Sharesight. Tracks holdings at the security level and reports diversification by industry classification, including a breakdown across portfolios. The classification is built on the holdings the user inputs — for an ETF it treats the ETF itself as a single security, so the sector view does not look through to the underlying constituents. It is fine if your portfolio is mostly direct equities, less useful if it is mostly ETFs.

Invormed. Built specifically to look through ETFs to their constituents and roll sector exposure up across ISA, SIPP and GIA. The core promise: paste in your holdings, see what you actually own at the company and sector level, get an aggregated picture rather than a fund-by-fund one.

A sensible workflow for a UK investor today: use issuer factsheets or justETF to do a one-time sector audit on every ETF you hold, write the result down, then revisit twice a year. If that becomes more than you want to do by hand — or if you start adding factor and thematic funds where the sector mix is less predictable — a tool that does the look-through automatically saves real time.


A worked example

A UK investor holding £40,000 across four ETFs in a Stocks and Shares ISA, illustrative weights only:

  • VWRL (FTSE All-World) — £15,000
  • VUSA (S&P 500) — £10,000
  • ISF (FTSE 100) — £8,000
  • WLDS (MSCI World Small Cap) — £7,000

Approximate sector breakdown of each (rounded):

SectorVWRLVUSAISFWLDS
Technology24%31%1%12%
Financials15%13%21%16%
Healthcare12%12%11%11%
Consumer Disc.11%11%7%13%
Industrials10%9%13%18%
Comm. Services7%8%4%4%
Consumer Staples7%6%17%5%
Energy4%4%11%4%
Materials4%2%8%7%
Utilities3%2%4%4%
Real Estate3%2%3%6%

Weighted by holding size, the portfolio sector mix lands roughly:

  • Technology: ~22.5%
  • Financials: ~15.7%
  • Healthcare: ~11.7%
  • Consumer Discretionary: ~10.8%
  • Industrials: ~11.0%
  • Consumer Staples: ~8.4%
  • Comm. Services: ~6.4%
  • Energy: ~5.2%
  • Materials: ~4.8%
  • Utilities: ~2.9%
  • Real Estate: ~3.2%

A reasonable result. Tech is the largest sector but not dominant. The FTSE 100 sleeve usefully tilts the picture toward financials, energy and consumer staples. The single-name look-through underneath would still show Apple, Microsoft and Nvidia as the largest individual exposures — but the sector mix is more balanced than a US-only investor would have.

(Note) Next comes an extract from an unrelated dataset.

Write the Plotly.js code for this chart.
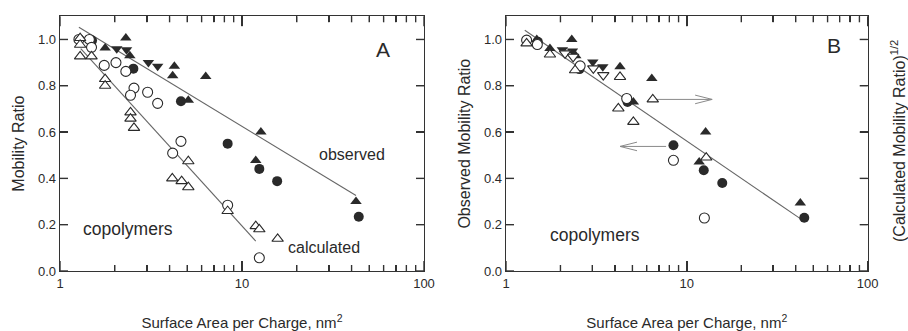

The exercise is worth doing once per year. The result tells you whether the portfolio you actually own matches the portfolio you think you own.


FAQ

How do I see my sector exposure?

The free option: read the sector breakdown for each of your funds on the issuer factsheet or KID, then weight by your holdings in a spreadsheet. The faster option: use a portfolio tool that aggregates across funds — justETF for ETF-only portfolios, Sharesight for direct equities, Invormed for an ETF look-through view across ISA, SIPP and GIA together.

What's a "safe" tech-sector concentration?

There is no universal answer. A useful benchmark: the MSCI ACWI weight in technology (around 24 per cent in early 2026). Anything materially above that is an active bet, whether or not you meant to make it. The right number for you depends on your time horizon, your other risk tolerances, and your willingness to sit through a thirty per cent tech drawdown without selling.

Does Sharesight show sector breakdown?

Yes — Sharesight has a diversity-by-industry report that shows sector and industry exposure across the portfolio. The caveat is that Sharesight treats each ETF as a single security and does not look through to its underlying constituents. For a portfolio of direct equities the report is accurate. For a portfolio of ETFs, you only see "ETF" or the issuer-supplied classification of the fund itself, not the sectors of the companies inside the fund.

How does an MSCI World ETF break down by sector?

In early 2026, an MSCI World tracker is roughly: technology 25%, financials 15%, healthcare 12%, consumer discretionary 11%, industrials 10%, communication services 7%, consumer staples 7%, energy 4%, materials 4%, utilities 3%, real estate 3%. Weights drift quarterly with rebalancing — always check the current factsheet for the fund you actually hold.

Should I rebalance based on sector drift?

Mechanical rebalancing on geography or asset class has a strong evidence base. Mechanical rebalancing on sector has a weaker one — and slides quickly into market timing if you are not careful. A defensible middle ground: monitor sector drift as an information input, not a trigger. If a sector materially exceeds your comfort threshold (say, ten percentage points over your benchmark), revisit your fund choices rather than trying to time the rotation.

What tools show sector exposure across multiple ETFs?

justETF has a portfolio builder that aggregates sector exposure across selected ETFs (free, manual entry). Sharesight aggregates at the holding level but does not look through ETFs. Invormed is built specifically to look through ETFs to their constituents and roll up sector and single-name exposure across an ISA, SIPP and GIA in one view. For a one-off audit, justETF is enough; for ongoing tracking with broker integration, a dedicated tool is the cleaner path.